──────── RECORDS ────────

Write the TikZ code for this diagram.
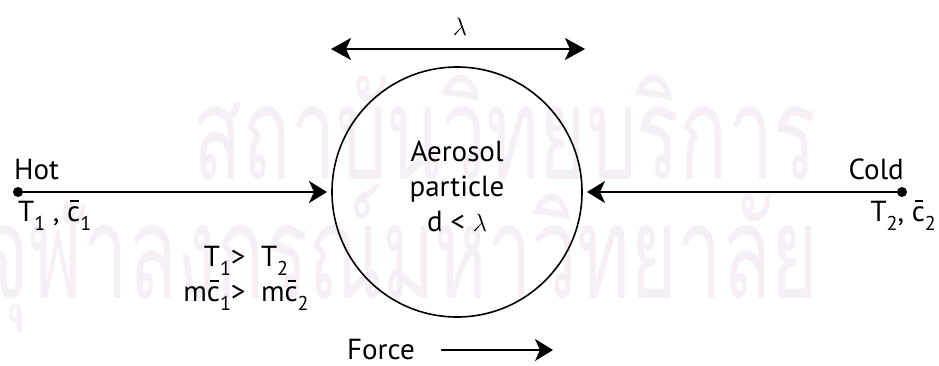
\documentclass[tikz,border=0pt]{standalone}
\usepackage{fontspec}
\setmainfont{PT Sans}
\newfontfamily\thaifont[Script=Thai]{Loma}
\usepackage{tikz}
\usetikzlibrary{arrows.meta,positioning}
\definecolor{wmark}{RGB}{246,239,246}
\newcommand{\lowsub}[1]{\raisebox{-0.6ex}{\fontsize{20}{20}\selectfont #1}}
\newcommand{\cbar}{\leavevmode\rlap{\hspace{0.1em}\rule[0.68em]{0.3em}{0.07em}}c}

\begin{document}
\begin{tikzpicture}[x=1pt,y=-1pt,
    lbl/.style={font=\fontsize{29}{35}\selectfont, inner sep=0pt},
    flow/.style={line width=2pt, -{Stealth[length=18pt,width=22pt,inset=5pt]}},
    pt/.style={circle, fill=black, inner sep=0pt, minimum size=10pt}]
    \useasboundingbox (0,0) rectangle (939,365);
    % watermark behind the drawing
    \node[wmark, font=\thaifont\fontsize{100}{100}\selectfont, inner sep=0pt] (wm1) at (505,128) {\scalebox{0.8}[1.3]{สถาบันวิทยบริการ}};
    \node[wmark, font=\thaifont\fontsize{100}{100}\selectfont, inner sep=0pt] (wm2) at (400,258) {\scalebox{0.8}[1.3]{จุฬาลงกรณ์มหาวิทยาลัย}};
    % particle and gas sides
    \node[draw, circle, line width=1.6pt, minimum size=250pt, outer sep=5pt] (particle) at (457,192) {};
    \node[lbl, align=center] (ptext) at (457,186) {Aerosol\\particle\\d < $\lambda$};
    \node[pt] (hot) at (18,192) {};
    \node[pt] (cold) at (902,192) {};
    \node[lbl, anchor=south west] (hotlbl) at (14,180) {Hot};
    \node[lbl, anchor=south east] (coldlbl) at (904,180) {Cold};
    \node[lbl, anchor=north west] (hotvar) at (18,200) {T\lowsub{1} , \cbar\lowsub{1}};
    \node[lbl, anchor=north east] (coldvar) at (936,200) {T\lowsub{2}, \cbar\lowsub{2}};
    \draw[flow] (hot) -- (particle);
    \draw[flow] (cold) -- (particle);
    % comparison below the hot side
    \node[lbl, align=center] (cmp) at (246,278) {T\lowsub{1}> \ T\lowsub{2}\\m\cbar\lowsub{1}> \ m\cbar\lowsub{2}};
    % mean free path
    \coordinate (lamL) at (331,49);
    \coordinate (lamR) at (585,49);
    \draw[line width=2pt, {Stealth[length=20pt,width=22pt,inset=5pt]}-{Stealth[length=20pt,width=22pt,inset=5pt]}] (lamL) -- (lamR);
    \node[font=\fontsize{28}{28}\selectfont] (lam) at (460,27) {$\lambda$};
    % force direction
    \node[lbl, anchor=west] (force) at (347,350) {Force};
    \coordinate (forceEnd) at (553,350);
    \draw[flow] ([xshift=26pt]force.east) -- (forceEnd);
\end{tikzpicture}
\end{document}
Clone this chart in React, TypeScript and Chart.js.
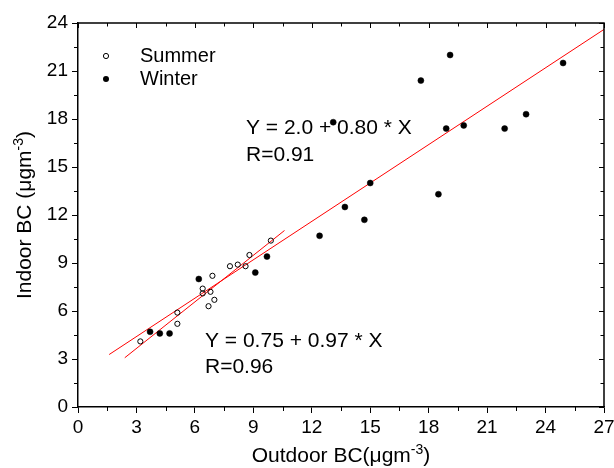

────────

TASK TO COMPLETE: Return the material word for word. Pictures are not part of the copy.

CORRECT ANSWER:
Write the TikZ code for this diagram.
\documentclass[tikz,border=0pt]{standalone}
\usepackage{fontspec}
\setmainfont{PT Sans}
\newfontfamily\thaifont[Script=Thai]{Loma}
\usepackage{tikz}
\usetikzlibrary{arrows.meta,positioning}
\definecolor{wmark}{RGB}{246,239,246}
\newcommand{\lowsub}[1]{\raisebox{-0.6ex}{\fontsize{20}{20}\selectfont #1}}
\newcommand{\cbar}{\leavevmode\rlap{\hspace{0.1em}\rule[0.68em]{0.3em}{0.07em}}c}

\begin{document}
\begin{tikzpicture}[x=1pt,y=-1pt,
    lbl/.style={font=\fontsize{29}{35}\selectfont, inner sep=0pt},
    flow/.style={line width=2pt, -{Stealth[length=18pt,width=22pt,inset=5pt]}},
    pt/.style={circle, fill=black, inner sep=0pt, minimum size=10pt}]
    \useasboundingbox (0,0) rectangle (939,365);
    % watermark behind the drawing
    \node[wmark, font=\thaifont\fontsize{100}{100}\selectfont, inner sep=0pt] (wm1) at (505,128) {\scalebox{0.8}[1.3]{สถาบันวิทยบริการ}};
    \node[wmark, font=\thaifont\fontsize{100}{100}\selectfont, inner sep=0pt] (wm2) at (400,258) {\scalebox{0.8}[1.3]{จุฬาลงกรณ์มหาวิทยาลัย}};
    % particle and gas sides
    \node[draw, circle, line width=1.6pt, minimum size=250pt, outer sep=5pt] (particle) at (457,192) {};
    \node[lbl, align=center] (ptext) at (457,186) {Aerosol\\particle\\d < $\lambda$};
    \node[pt] (hot) at (18,192) {};
    \node[pt] (cold) at (902,192) {};
    \node[lbl, anchor=south west] (hotlbl) at (14,180) {Hot};
    \node[lbl, anchor=south east] (coldlbl) at (904,180) {Cold};
    \node[lbl, anchor=north west] (hotvar) at (18,200) {T\lowsub{1} , \cbar\lowsub{1}};
    \node[lbl, anchor=north east] (coldvar) at (936,200) {T\lowsub{2}, \cbar\lowsub{2}};
    \draw[flow] (hot) -- (particle);
    \draw[flow] (cold) -- (particle);
    % comparison below the hot side
    \node[lbl, align=center] (cmp) at (246,278) {T\lowsub{1}> \ T\lowsub{2}\\m\cbar\lowsub{1}> \ m\cbar\lowsub{2}};
    % mean free path
    \coordinate (lamL) at (331,49);
    \coordinate (lamR) at (585,49);
    \draw[line width=2pt, {Stealth[length=20pt,width=22pt,inset=5pt]}-{Stealth[length=20pt,width=22pt,inset=5pt]}] (lamL) -- (lamR);
    \node[font=\fontsize{28}{28}\selectfont] (lam) at (460,27) {$\lambda$};
    % force direction
    \node[lbl, anchor=west] (force) at (347,350) {Force};
    \coordinate (forceEnd) at (553,350);
    \draw[flow] ([xshift=26pt]force.east) -- (forceEnd);
\end{tikzpicture}
\end{document}
Clone this chart in React, TypeScript and Chart.js.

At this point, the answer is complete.